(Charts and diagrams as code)
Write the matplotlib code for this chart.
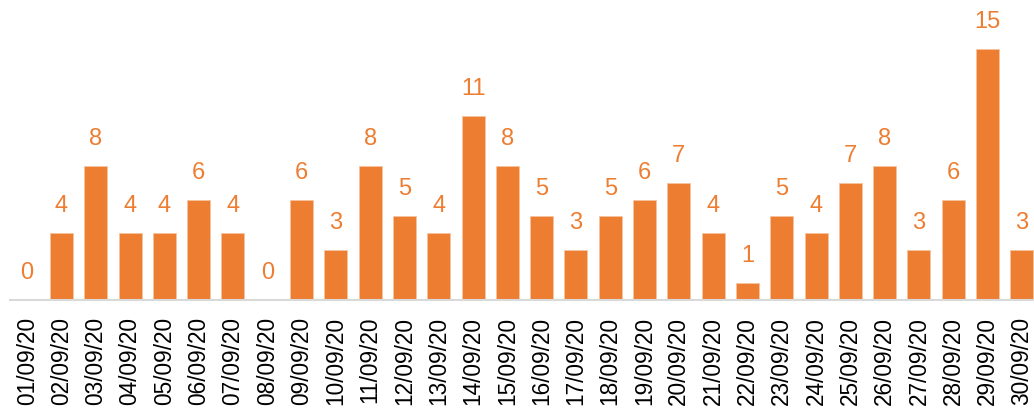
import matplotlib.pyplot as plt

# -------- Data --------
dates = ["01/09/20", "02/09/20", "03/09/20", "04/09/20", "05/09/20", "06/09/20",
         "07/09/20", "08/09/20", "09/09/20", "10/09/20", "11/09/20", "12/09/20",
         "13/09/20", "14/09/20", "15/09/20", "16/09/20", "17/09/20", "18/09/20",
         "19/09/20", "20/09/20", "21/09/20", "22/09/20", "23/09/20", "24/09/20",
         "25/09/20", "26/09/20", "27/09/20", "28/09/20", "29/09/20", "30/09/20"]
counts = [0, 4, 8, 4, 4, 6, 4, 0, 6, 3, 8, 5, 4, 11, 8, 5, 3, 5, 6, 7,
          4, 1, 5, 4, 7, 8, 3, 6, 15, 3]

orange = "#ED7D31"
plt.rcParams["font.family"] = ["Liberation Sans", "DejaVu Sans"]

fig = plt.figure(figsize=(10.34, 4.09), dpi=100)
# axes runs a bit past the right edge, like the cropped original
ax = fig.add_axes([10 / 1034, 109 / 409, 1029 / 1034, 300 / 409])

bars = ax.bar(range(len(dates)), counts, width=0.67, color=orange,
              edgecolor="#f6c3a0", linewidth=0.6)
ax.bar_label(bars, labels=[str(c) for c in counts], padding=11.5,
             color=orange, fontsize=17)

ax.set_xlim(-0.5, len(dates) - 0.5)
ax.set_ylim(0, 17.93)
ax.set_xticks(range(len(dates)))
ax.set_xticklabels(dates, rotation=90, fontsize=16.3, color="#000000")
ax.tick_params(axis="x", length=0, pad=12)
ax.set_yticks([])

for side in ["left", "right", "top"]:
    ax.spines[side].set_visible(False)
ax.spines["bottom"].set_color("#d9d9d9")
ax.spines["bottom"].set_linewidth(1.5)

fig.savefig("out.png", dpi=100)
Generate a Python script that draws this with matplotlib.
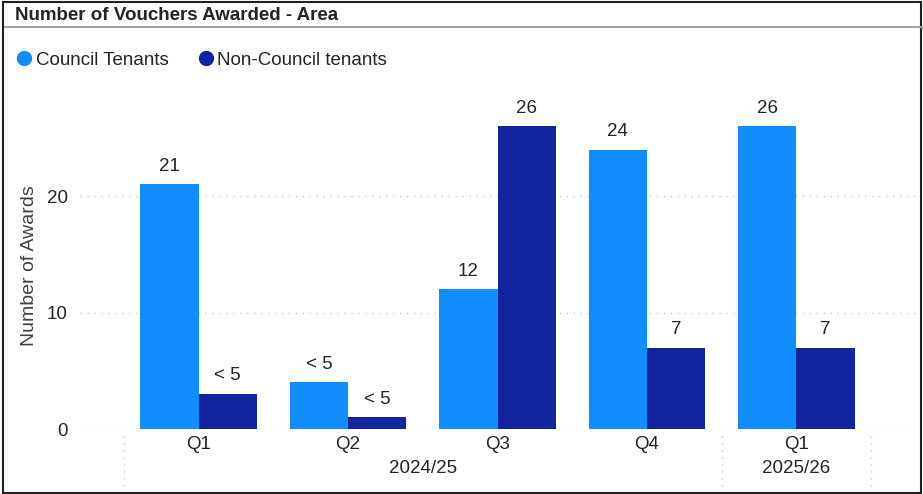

**Problem statement:**
Reproduce only the lines of the records from the start up to and including the line that holds "ax = fig.add_axes([10"; do not carry over any picture.

**Complete answer:**
Write the matplotlib code for this chart.
import matplotlib.pyplot as plt

# -------- Data --------
dates = ["01/09/20", "02/09/20", "03/09/20", "04/09/20", "05/09/20", "06/09/20",
         "07/09/20", "08/09/20", "09/09/20", "10/09/20", "11/09/20", "12/09/20",
         "13/09/20", "14/09/20", "15/09/20", "16/09/20", "17/09/20", "18/09/20",
         "19/09/20", "20/09/20", "21/09/20", "22/09/20", "23/09/20", "24/09/20",
         "25/09/20", "26/09/20", "27/09/20", "28/09/20", "29/09/20", "30/09/20"]
counts = [0, 4, 8, 4, 4, 6, 4, 0, 6, 3, 8, 5, 4, 11, 8, 5, 3, 5, 6, 7,
          4, 1, 5, 4, 7, 8, 3, 6, 15, 3]

orange = "#ED7D31"
plt.rcParams["font.family"] = ["Liberation Sans", "DejaVu Sans"]

fig = plt.figure(figsize=(10.34, 4.09), dpi=100)
# axes runs a bit past the right edge, like the cropped original
ax = fig.add_axes([10 / 1034, 109 / 409, 1029 / 1034, 300 / 409])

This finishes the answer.